The Fifth Circuit disagreed and found that the common meaning of LPG wasn’t determinative, pointing out that the terms should be construed within the context of the statutory framework for excise tax and credits. The court held that butane is a taxable fuel that can’t simultaneously be an alternative fuel, and the term LPG, as in section 6426(d)(2), fits within a broader statutory scheme that precludes any taxable fuel from also qualifying as an alternative fuel. As a result, the court ruled that “butane is not an LPG under section 6426(d)(2).” The Fifth Circuit ultimately declined to base its decision on any consideration of legislative history of section 6426 and rejected Vitol’s claim for an excise tax refund.

The dissenting judge argued that the government was not able to show that Congress clearly meant or used any meaning other than its ordinary one while the oil and gas industry norm includes butane as an LPG. The dissent also pointed out that the majority opinion’s conclusions hinge on the taxable fuel–alternative fuel dichotomy from the excise tax provisions, but it is not apparent that such a dichotomy exists in the tax credit provisions.

Philadelphia Energy Solutions Refining and Marketing, LLC v. United States

In Philadelphia Energy Solutions Refining and Marketing, LLC v. United States, (No. 19-510 T, decided March 25, 2022) the United States Court of Federal Claims, citing Vitol that was decided two days earlier, also ruled in favor of the government, holding that butane mixed with gasoline does not qualify for an alternative fuel mixture credit.
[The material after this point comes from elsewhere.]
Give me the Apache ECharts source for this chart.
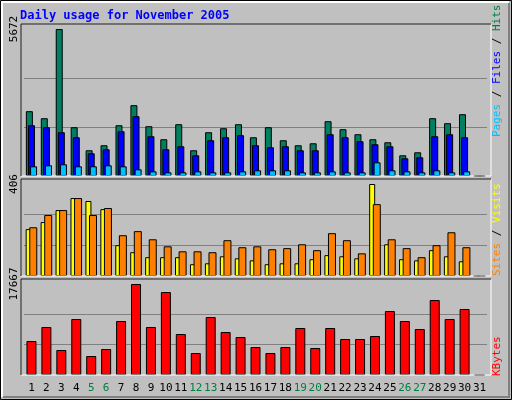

Philadelphia Energy Solutions Refining and Marketing, LLC (“PES”) filed the tax-refund suit seeking over $550 million in alternative fuel mixture credits for mixing butane with gasoline. PES produced and sold gasoline as fuel that could be used in a variety of engines, and it asserted that it produced an alternative fuel mixture when it mixed and sold a mixture of butane and gasoline which makes PES eligible for a tax credit. The court held, however, that because the statute’s terms make it clear that butane is not an alternative fuel for the purposes of the alternative fuel mixture credit, PES’s claim should be denied and held for the government. The court said, citing Vitol, that the plain language of section 6426 incorporates by reference the excise tax provisions, which must be read together with the applicable tax credit. Additionally, the court pointed out that although butane was not in the “specifically excluded” material list in section 6426(d)(2), butane “was already excluded from the scope of alternative fuels as a fuel that is taxable under section 4081,” and it was unnecessary to include butane among the specifically excluded fuels in the flush language.

The court also noted that if Congress sought to provide a massive tax credit, it would have done so explicitly rather than through an undefined term subject to varied interpretations.
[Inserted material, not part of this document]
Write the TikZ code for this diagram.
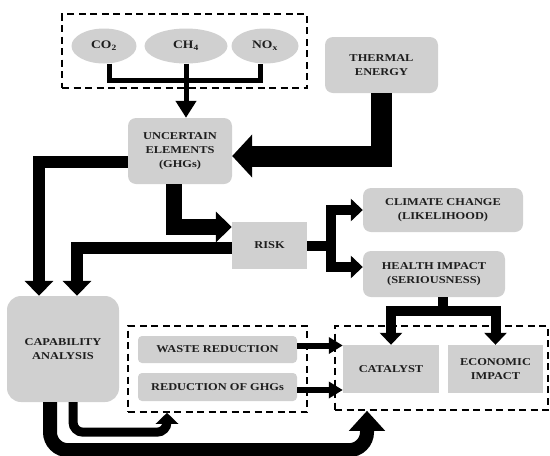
\documentclass[tikz,border=0pt]{standalone}
\usepackage{fontspec}
\usepackage{xcolor}
\usepackage{tikz}
\usetikzlibrary{arrows.meta}
\usetikzlibrary{shapes.geometric}
\newfontfamily\boxfont{Liberation Serif}[FakeStretch=1.18]
\definecolor{boxgray}{RGB}{208,208,208}
\definecolor{inkgray}{RGB}{30,30,30}
\tikzset{
    tnode/.style = {align=center, inner sep=0pt, text centered, text=inkgray, font=\boxfont\bfseries\fontsize{10.5}{14}\selectfont},
    sbox/.style = {tnode, rectangle, fill=boxgray},
    rbox/.style = {sbox, rounded corners=8pt},
    gas/.style = {tnode, ellipse, fill=boxgray, minimum height=35pt, font=\boxfont\bfseries\fontsize{11.5}{14}\selectfont},
    dashbox/.style = {rectangle, draw=black, line width=1.6pt, dash pattern=on 7pt off 4.5pt}
}
\tikzset{
    pipe/.style = {draw=black, line width=#1},
    head/.style 2 args = {-{Triangle[width=#1, length=#2]}}
}
\begin{document}
\begin{tikzpicture}[x=1pt, y=-1pt, line join=miter]
\useasboundingbox (0,0) rectangle (550,456);

\node [dashbox, minimum width=245pt, minimum height=74pt] (gases) at (184.5,51) {};
\node [gas, minimum width=65pt] (co2) at (104,46) {CO\textsubscript{2}};
\node [gas, minimum width=83pt] (ch4) at (186,46) {CH\textsubscript{4}};
\node [gas, minimum width=67pt] (nox) at (265,46) {NO\textsubscript{x}};

\node [rbox, minimum width=104pt, minimum height=66pt] (uncert) at (180,151) {UNCERTAIN\\ELEMENTS\\(GHGs)};
\node [rbox, minimum width=113pt, minimum height=56pt] (thermal) at (381.5,65) {THERMAL\\ENERGY};
\node [sbox, minimum width=75pt, minimum height=47pt] (risk) at (269.5,245.5) {RISK};
\node [rbox, minimum width=160pt, minimum height=44pt] (climate) at (443,210) {CLIMATE CHANGE\\(LIKELIHOOD)};
\node [rbox, minimum width=142pt, minimum height=46pt] (health) at (434,274) {HEALTH IMPACT\\(SERIOUSNESS)};
\node [rbox, rounded corners=14pt, minimum width=112pt, minimum height=106pt] (capab) at (63,349) {CAPABILITY\\ANALYSIS};

\node [dashbox, minimum width=179pt, minimum height=86pt] (measures) at (217.5,369) {};
\node [rbox, rounded corners=4pt, minimum width=159pt, minimum height=27pt] (waste) at (217.5,349.5) {WASTE REDUCTION};
\node [rbox, rounded corners=4pt, minimum width=159pt, minimum height=28pt] (redghg) at (217.5,387) {REDUCTION OF GHGs};

\node [dashbox, minimum width=213pt, minimum height=84pt] (effects) at (441.5,368) {};
\node [sbox, minimum width=96pt, minimum height=48pt] (catalyst) at (391,369) {CATALYST};
\node [sbox, minimum width=95pt, minimum height=48pt] (econ) at (495.5,369) {ECONOMIC\\IMPACT};

\draw [pipe=5pt] ([xshift=5pt]co2.south) |- (ch4.south |- 0,80) -| ([xshift=-5pt]nox.south);
\draw [pipe=5pt, head={20pt}{17pt}] (ch4.south) -- (ch4.south |- uncert.north);

\draw [pipe=21pt, head={42pt}{20pt}] (thermal.south) |- ([yshift=-5pt]uncert.east);
\draw [pipe=12pt, head={28pt}{15pt}] ([yshift=-11pt]uncert.west) -| ([xshift=-24pt]capab.north);
\draw [pipe=16pt, head={30pt}{16pt}] ([xshift=-6pt]uncert.south) |- ([yshift=18.5pt]risk.west);
\draw [pipe=12pt, head={28pt}{15pt}] ([yshift=-2.5pt]risk.west) -| ([xshift=14pt]capab.north);

\draw [pipe=10pt, head={22pt}{12pt}] (risk.east) -- ++(24,0) coordinate (rfork) |- (climate.west);
\draw [pipe=10pt, head={22pt}{12pt}] (rfork) |- ([yshift=7pt]health.west);

\draw [pipe=10pt] ([xshift=9pt]health.south) -- ++(0,14) coordinate (hfork);
\draw [pipe=10pt, head={22pt}{12pt}] (hfork) -| (catalyst.north);
\draw [pipe=10pt, head={22pt}{12pt}] (hfork) -| (econ.north);

\draw [pipe=6pt, head={16pt}{14pt}] ([yshift=4pt]waste.east) -- ([yshift=4pt]waste.east -| catalyst.west);
\draw [pipe=6pt, head={16pt}{14pt}] ([yshift=-3pt]redghg.east) -- ([yshift=-3pt]redghg.east -| catalyst.west);

\draw [pipe=9pt, head={22pt}{11pt}, rounded corners=10pt] ([xshift=10pt]capab.south) -- ++(0,30) -- ++(94,0) -- ([xshift=-50.5pt]measures.south);
\draw [pipe=14pt, head={35pt}{20pt}, rounded corners=18pt] ([xshift=-13pt]capab.south) -- ++(0,48) -- ++(317,0) -- ([xshift=-74.5pt]effects.south);
\end{tikzpicture}
\end{document}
Washington National Tax observations

The Fifth Circuit court of appeals is the second circuit to weigh in on the issue of whether butane is an alternative fuel for purposes of the alternative fuel mixture credit. This has been a long-contested and litigated issue. Earlier this year, the Seventh Circuit Court of Appeals in U.S. Venture, Inc. v. United States also ruled in favor of the government, denying the taxpayer’s credit claim. Additional case in litigation over this issue is Valero Marketing and Supply Company v. United States (5th Cir. Court of appeals; appeal stayed pending outcome in Vitol). Due to changes in law, the opportunity to claim a credit for this activity has been significantly restricted, in part based on the litigation. 
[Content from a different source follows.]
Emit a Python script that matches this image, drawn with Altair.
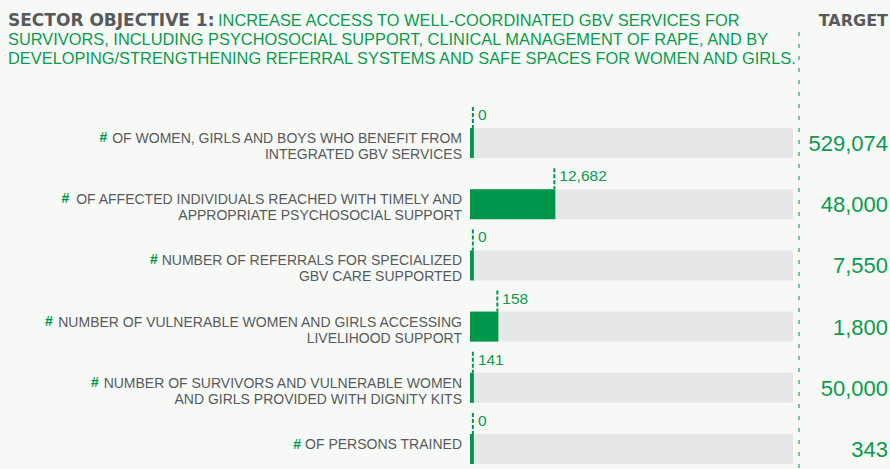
import altair as alt
import pandas as pd

# ---- data ----
label_lines = [
    ["OF WOMEN, GIRLS AND BOYS WHO BENEFIT FROM", "INTEGRATED GBV SERVICES"],
    ["OF AFFECTED INDIVIDUALS REACHED WITH TIMELY AND", "APPROPRIATE PSYCHOSOCIAL SUPPORT"],
    ["NUMBER OF REFERRALS FOR SPECIALIZED", "GBV CARE SUPPORTED"],
    ["NUMBER OF VULNERABLE WOMEN AND GIRLS ACCESSING", "LIVELIHOOD SUPPORT"],
    ["NUMBER OF SURVIVORS AND VULNERABLE WOMEN", "AND GIRLS PROVIDED WITH DIGNITY KITS"],
    ["OF PERSONS TRAINED"],
]
reached = [0, 12682, 0, 158, 141, 0]
targets = [529074, 48000, 7550, 1800, 50000, 343]

title_bold = "SECTOR OBJECTIVE 1:"
title_lines = [
    "INCREASE ACCESS TO WELL-COORDINATED GBV SERVICES FOR",
    "SURVIVORS, INCLUDING PSYCHOSOCIAL SUPPORT, CLINICAL MANAGEMENT OF RAPE, AND BY",
    "DEVELOPING/STRENGTHENING REFERRAL SYSTEMS AND SAFE SPACES FOR WOMEN AND GIRLS.",
]
target_header = "TARGET"

GREEN = "#00964b"
GREEN_TXT = "#0c9b4e"
GREY_TXT = "#58595b"
TRACK = "#e6e7e9"
BG = "#f6f9f6"

LABEL_FS = 14
LABEL_RIGHT = 462

# Arial / Liberation Sans advance widths (per 1000 em) to place the green "#"
W = {c: 667 for c in "ABEKPSVXY"}
W.update({"C": 722, "D": 722, "H": 722, "N": 722, "R": 722, "U": 722, "F": 611,
          "T": 611, "Z": 611, "G": 778, "O": 778, "Q": 778, "I": 278, "J": 500,
          "L": 556, "M": 833, "W": 944, " ": 278, ",": 278, ".": 278, "/": 278,
          "-": 333, ":": 278, "#": 556})


def text_width(s, fs):
    return sum(W.get(ch, 600) for ch in s) * fs / 1000.0


MIN_SHARE = 0.012
rows = []
for i, (lines, a, t) in enumerate(zip(label_lines, reached, targets)):
    share = a / t
    rows.append({
        "row": i,
        "label": "\n".join(lines),
        "nlines": len(lines),
        "hash_x": LABEL_RIGHT - text_width(lines[0], LABEL_FS) - text_width(" ", LABEL_FS),
        "start": 0.0,
        "full": 1.0,
        "share": max(share, MIN_SHARE),
        "reached_txt": f"{a:,}",
        "target_txt": f"{t:,}",
    })
df = pd.DataFrame(rows)

xs = alt.Scale(domain=[0, 1], range=[470, 793])
ys = alt.Scale(domain=[0, 5], range=[143, 449])

base = alt.Chart(df)

track = base.mark_rect(color=TRACK, yOffset=-15, y2Offset=15).encode(
    x=alt.X("start:Q", scale=xs, axis=None),
    x2="full:Q",
    y=alt.Y("row:Q", scale=ys, axis=None),
    y2="row:Q",
)

progress = base.mark_rect(color=GREEN, yOffset=-15, y2Offset=15).encode(
    x=alt.X("start:Q", scale=xs, axis=None),
    x2="share:Q",
    y=alt.Y("row:Q", scale=ys, axis=None),
    y2="row:Q",
)

ticks = base.mark_rule(color=GREEN, strokeWidth=2, strokeDash=[4, 2],
                       yOffset=-36, y2Offset=-15, xOffset=-1).encode(
    x=alt.X("share:Q", scale=xs, axis=None),
    y=alt.Y("row:Q", scale=ys, axis=None),
    y2="row:Q",
)

reached_lbl = base.mark_text(align="left", baseline="middle", dx=4, dy=-28,
                             fontSize=15.5, font="Liberation Sans", color=GREEN_TXT).encode(
    x=alt.X("share:Q", scale=xs, axis=None),
    y=alt.Y("row:Q", scale=ys, axis=None),
    text="reached_txt:N",
)

labels = base.mark_text(align="right", baseline="middle", lineBreak="\n", lineHeight=16,
                        dy=-4, fontSize=LABEL_FS, font="Liberation Sans", color=GREY_TXT).encode(
    x=alt.value(LABEL_RIGHT),
    y=alt.Y("row:Q", scale=ys, axis=None),
    text="label:N",
)

hash2 = base.transform_filter("datum.nlines == 2").mark_text(
    align="right", baseline="middle", dy=-5, fontSize=LABEL_FS, fontWeight="bold",
    font="Liberation Sans", color=GREEN).encode(
    x=alt.X("hash_x:Q", scale=None),
    y=alt.Y("row:Q", scale=ys, axis=None),
    text=alt.value("#"),
)
hash1 = base.transform_filter("datum.nlines == 1").mark_text(
    align="right", baseline="middle", dy=-4, fontSize=LABEL_FS, fontWeight="bold",
    font="Liberation Sans", color=GREEN).encode(
    x=alt.X("hash_x:Q", scale=None),
    y=alt.Y("row:Q", scale=ys, axis=None),
    text=alt.value("#"),
)

target_lbl = base.mark_text(align="right", baseline="middle", dy=1, fontSize=22,
                            font="Liberation Sans", color=GREEN_TXT).encode(
    x=alt.value(888),
    y=alt.Y("row:Q", scale=ys, axis=None),
    text="target_txt:N",
)

one = alt.Chart(pd.DataFrame({"k": [0]}))

divider = one.mark_rule(color="#2f9a5c", strokeWidth=1.2, strokeDash=[4, 8]).encode(
    x=alt.value(799), y=alt.value(32), y2=alt.value(469))

head_bold = one.mark_text(align="left", baseline="alphabetic", fontSize=17,
                          fontWeight="bold", font="DejaVu Sans", color=GREY_TXT).encode(
    x=alt.value(8), y=alt.value(26), text=alt.value(title_bold))

head_lines = []
for j, (xp, yp) in enumerate([(218, 26), (8, 45), (8, 64)]):
    head_lines.append(one.mark_text(align="left", baseline="alphabetic", fontSize=16.4,
                                    font="Liberation Sans", color=GREEN_TXT).encode(
        x=alt.value(xp), y=alt.value(yp), text=alt.value(title_lines[j])))

head_target = one.mark_text(align="right", baseline="alphabetic", fontSize=16,
                            fontWeight="bold", font="DejaVu Sans", color=GREY_TXT).encode(
    x=alt.value(888), y=alt.value(26), text=alt.value(target_header))

chart = alt.layer(
    divider, track, progress, ticks, reached_lbl, labels, hash2, hash1, target_lbl,
    head_bold, *head_lines, head_target,
).properties(
    width=890, height=469, autosize="none", padding=0, background=BG,
).configure_view(strokeWidth=0)

chart.save("out.html", embed_options={"renderer": "svg", "actions": False})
Because the Vitol opinion was a 2-1 decision with a strong dissent, it will remain to be seen whether the case will be reviewed en banc by the entire Fifth Circuit or appealed to the Supreme Court.

The takeaways

In Vitol, 5th Cir ruled for IRS, holding butane mixed with gasoline did not qualify for an alternative fuel mixture credit. In Philadelphia Energy Solutions, the Court of Federal Claims, citing Vitol, also ruled in favor of the government. These decisions may not be the end of the issue as taxpayers may appeal the rulings.